The "Doom guy's name is doom guy" thing reminds me of the point I was making back when the game came out:
There's also the doom slayer as a character. Eternal really crystallized something that 2016 had started. In Doom 1 through 3, you were just a guy. Maybe a more stubborn, lucky, skilled, or iron willed guy than average, but still at core just a regular guy. Anyone could have been doomguy. The Doom Slayer is not just a guy. The Doom slayer doesn't save the world because he's just lucky, because he's more experienced, because he was the right man in the right place at the right time. The Slayer saves the world because he's just flat out better than anyone else, because he has super armor and super weapons and VEGA and a doom fortress and superpowers and access to all this stuff that no one else has. In 2016, you could go "eh, they had those elite guards, and they had all these weapons, and they just got sucker punched, if they'd had a bit more time to reorganize, maybe they could have won without you". In Doom Eternal, you are the only person that could possibly save the earth, the best that regular people can do is not die while you do all the work. And there's something....off about that narrative.
Doom Eternal has a problem with characterization, in that it wants to have a detailed backstory and fleshed out setting, while also having the main character being completely one dimensional. Or like, .75 dimensional, because in eternal doomguy had every bit of characterization he had in 2016 removed (
it reminds me a lot of this article talking about the changes in Master Chief's characterization between halo 1 and halo 2).

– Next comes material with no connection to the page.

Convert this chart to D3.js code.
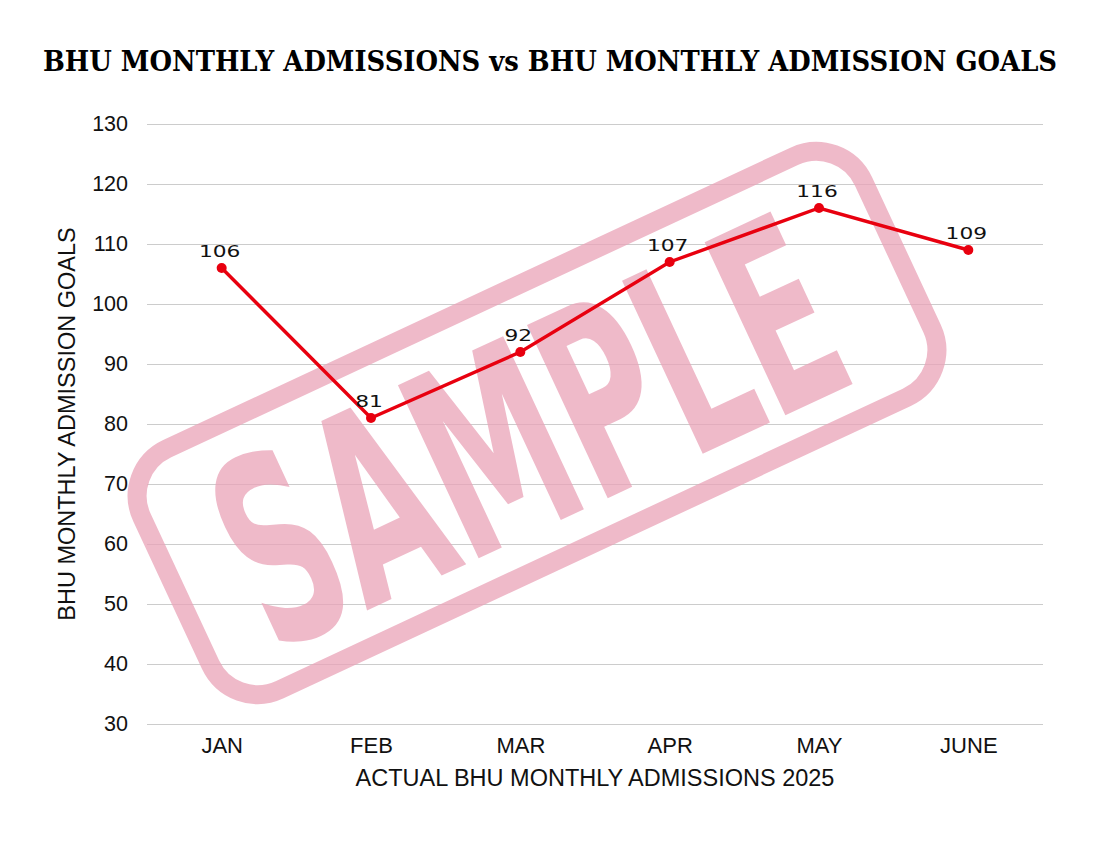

In 2016, doom guy had a personality, expressed very subtly but it was there, in little moments throughout the game. Like when Hayden starts talking to you, doomguy first ignores him, and then when hayden tries again, going on about the greater benefit to mankind, doomguy glances down to a dead guy, the actual
human cost that Hayden has glossed over in his focus on big picture stuff, and smashes the speaker and refuses to go along with Hayden. Doomguy
cares about the impact of what Hayden is doing, even when it's just happening to some random mook in an elevator that he's never met
.
In Eternal, doomguy meet living, surviving humans, the people that he's fighting to save, that he's always been fighting to save, and just....ignores them. Like they're just part of the scenery or something. The trailer scene, where he just drags a guy over to a keycard scanner by his lanyard and then steals a plasma gun from a guard even though doomguy already has a plasma gun, is just bizarre. Like, I don't expect him to go "oh, random guy, please pretty please give me your card", but something like just holding out his hand for the card and only yanking the guy when he's hesitant to hand it over, something that at least shows that doomguy is aware that, you know, he's dealing with an actual living person here, not just a man shaped lump that happens to have a key on it.
Romeo here is just doubling down on this thing were Doomguy's only personal trait is "badass", and not even a consistent kind of badassness, just whatever sounds the most badass in an exact situation. And I don't understand why they chose this route, because they clearly
can do something else, and given how much story stuff they do elsewhere, clearly want to do something else.